The truth is that even capitalism, the economic system that thrives on our  prescribed inferiority complexes and sells us the products that can cure ‘imperfections’, (boost skin, decrease wrinkles, re-energise tired looking bags,) even this machine of consumption, that sells us this ‘superior’ body, doesn’t 100% know what exactly this body looks like. It comes as no surprise that the major companies that sell tanning products to women in the west, sell skin-bleaching products to women in the east. It does come as a surprise that big toiletry companies try to sell products with campaigns about ‘real’ women, as if we should be thankful that they aren't using the kind of bodies this culture deemed ‘superior’ in the first place.

When I think about this, I get angry. But I’m angry at the culture itself, I’m angry at the way people are forced to hate themselves, not at women who fit into the ‘superior’ category. This is where I draw an important line, because most of us can recognise how we shouldn’t feel inferior for being fat/thin/having different facial features. (Although that doesn’t necessarily mean that we don’t). What I’ve found increasingly troubling is this rhetoric of ‘real’ women (as if there is such a thing). Now, it seems, those who sell us are insecurities are trying to sell our differences, too. Now we’re told that ‘‘real’ women have curves’. ‘Real women have meat on their bones’.  

Now we’re taught that rather than challenge the idea that one body is inferior on the basis of specific characteristics, we should challenge other women. ‘Bigger women’ have been told (and some embraced the idea) that other women, judged in the same society, oppressed by the same narrow guidelines of ‘attractiveness’ are the direct enemy to their body autonomy. I’ve seen this warped idea play out in several social situations, from other ‘bigger’ friends saying things like ‘(Slim girl) might be thin, but she’s really ugly’ or ‘(Slim girl) has a body like a child, she’s not even like a woman’. Most horrifyingly, I’ve seen it play out when a relative said of ‘anorexics’; ‘It’s the way they think, they hate us’ and continued to insult them on the basis of their condition.
No!
Just stop.
Like everyone else in this distorted reality, people who suffer from anorexia are taught to hate themselves.
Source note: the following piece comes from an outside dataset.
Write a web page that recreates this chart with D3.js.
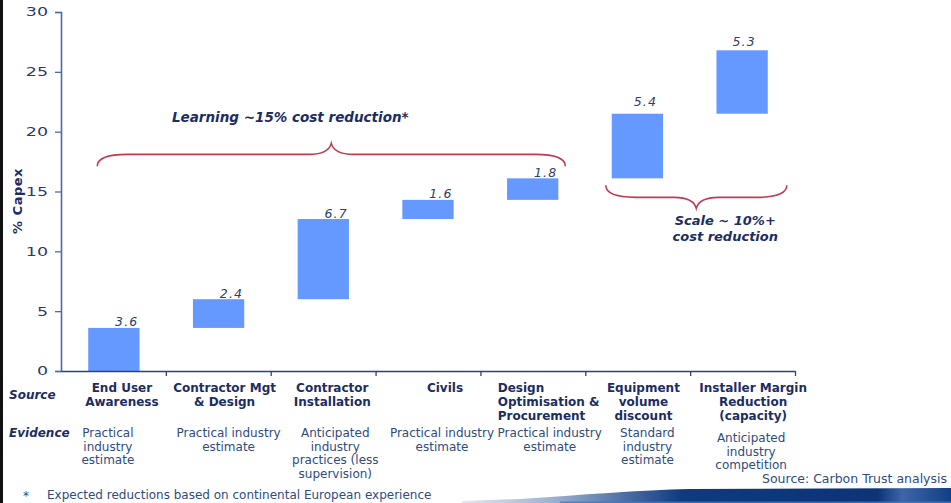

What can stop this slaughter, this construct that is literally killing people? Well I don’t have all the answers, but it’s my belief that thorough and far reaching social change would ignite a process of women collectively shunning these prescriptive standards. I believe the media and corporations being owned by the people would result in media and businesses that work for people not profits at any cost. These things I believe, but some things I know.

 I know that my struggle against body elitism is more than giving the finger to people who walk past me and sneer or laugh. I know that I never want anyone to have to be bullied like I was for their appearance. But more than this, I know that other women, other people are not my enemy, because no matter how ‘pretty’, ‘skinny’ or healthy another person is, they are still judged, every day. I wouldn’t wish my experiences on them, and I certainly don’t blame them for my suffering. If I want liberation from constrictive body ideals, I want it for everyone, regardless of shape, race, ability, facial features and regardless of whether society sees them as ‘prettier’ than me.